Nos cafés recordo-me dos sonhos, um no man´s land suscita o outro; agora mesmo estou recordando mais um, mas não, recordo apenas que devo ter sonhado algo de maravilhoso e que no final sentia-me como que expulso (ou fugindo, mas à força) do sonho que irremediavelmente ficava atrás de mim. Não sei, inclusive, se uma porta se fechava atrás de mim, creio que sim; na realidade, estabelecia-se uma separação entre o já sonhado (perfeito, esférico, concluído) e o agora. Mas eu continuava dormindo, também sonhei com essa expulsão e a porta se fechando. Uma única e terrível certeza dominava esse instante de trânsito, dentro do sonho: saber que irremissivelmente essa expulsão continha o esquecimento total da maravilha prévia.
(…)
Tudo terá, imagino, uma raiz edênica. Talvez o Éden, como dizem por aí, seja a projeção mitopoética dos bons momentos fetais que pervivem no inconsciente. De repente, compreendo melhor o gesto de Adão de Masaccio. Cobre o rosto para proteger sua visão, o que foi seu; guarda nessa pequena noite manual a última paisagem do seu paraíso. E chora (porque o gesto é também o que acompanha o pranto) quando entende que tudo é inútil, que a verdadeira condenação é aquilo que já está começando: o esquecimento do Éden, ou seja, a conformidade bovina, a alegria barata e suja do trabalho e o suor na testa e as férias pagas.

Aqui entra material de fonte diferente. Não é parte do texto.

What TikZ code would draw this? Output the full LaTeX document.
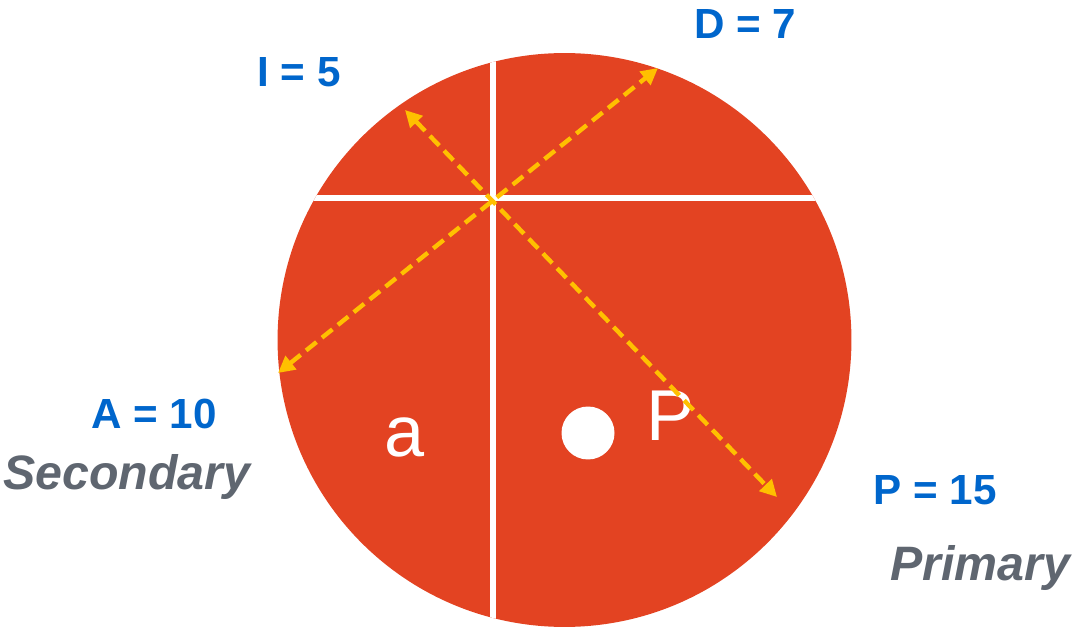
\documentclass[tikz,border=0pt]{standalone}
\usepackage{fontspec}
\setmainfont{Liberation Sans}
\usetikzlibrary{arrows.meta}
\definecolor{discred}{HTML}{E34322}
\definecolor{valueblue}{HTML}{0066CC}
\definecolor{rolegray}{HTML}{5F6670}
\definecolor{axisyellow}{HTML}{FFC000}
\tikzset{
  valuelabel/.style={text=valueblue, inner sep=0pt, font=\fontsize{24}{28}\selectfont\bfseries},
  rolelabel/.style={text=rolegray, inner sep=0pt, font=\fontsize{27.5}{32}\selectfont\bfseries\itshape},
  disclabel/.style={text=white, inner sep=0pt, font=\fontsize{41}{46}\selectfont},
  divider/.style={white, line width=3.4pt},
  axisline/.style={<->, axisyellow, line width=2.5pt, dash pattern=on 7.6pt off 4pt}
}
\begin{document}
\begin{tikzpicture}[x=0.02cm, y=-0.02cm, >={Triangle[length=9.5pt, width=9.5pt]}]
        \useasboundingbox (0,0) rectangle (1075,628);

        \fill[discred] (564.5,340) circle (5.74cm);
        \begin{scope}
          \clip (564.5,340) circle (5.74cm);
          \draw[divider] (493,40) -- (493,640);
          \draw[divider] (250,198) -- (880,198);
        \end{scope}

        \fill[white] (588,433) circle (0.53cm);
        \node[disclabel] (sidea) at (405,437) {a};
        \node[disclabel] (sidep) at (671,416) {P};

        \coordinate (iend) at (405,110);
        \coordinate (pend) at (777,497);
        \coordinate (aend) at (278,373);
        \coordinate (dend) at (658,68);
        \draw[axisline] (iend) -- (pend);
        \draw[axisline] (aend) -- (dend);

        \node[valuelabel] (dval) at (745,24) {D = 7};
        \node[valuelabel] (ival) at (299,72) {I = 5};
        \node[valuelabel] (aval) at (154,414) {A = 10};
        \node[valuelabel] (pval) at (935,490) {P = 15};
        \node[rolelabel] (secondary) at (127,477) {Secondary};
        \node[rolelabel] (primary) at (980,568) {Primary};

      \end{tikzpicture}
\end{document}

Julio Cortázar, o Jogo da Amarelinha, cap. 132








Não rabisquei o meu porque era emprestado, mas esse é um livro pra ter por perto, né? E de tempos em tempos, abrir aleatoriamente.
Uma das melhores decisões que tomei foi adquirir uma edição em capa dura de “O Jogo da Amarelinha”, vendida pelo Círculo do Livro. Meu exemplar ainda está em ótimo estado. E todo rabiscado, já que o enchi de anotações em lápis nas margens de várias páginas.
Cortázar genial, foi uma descoberta na minha adolescência, abriu um enorme horizonte de liberdade de escrita, logicamente liberando o pensamento…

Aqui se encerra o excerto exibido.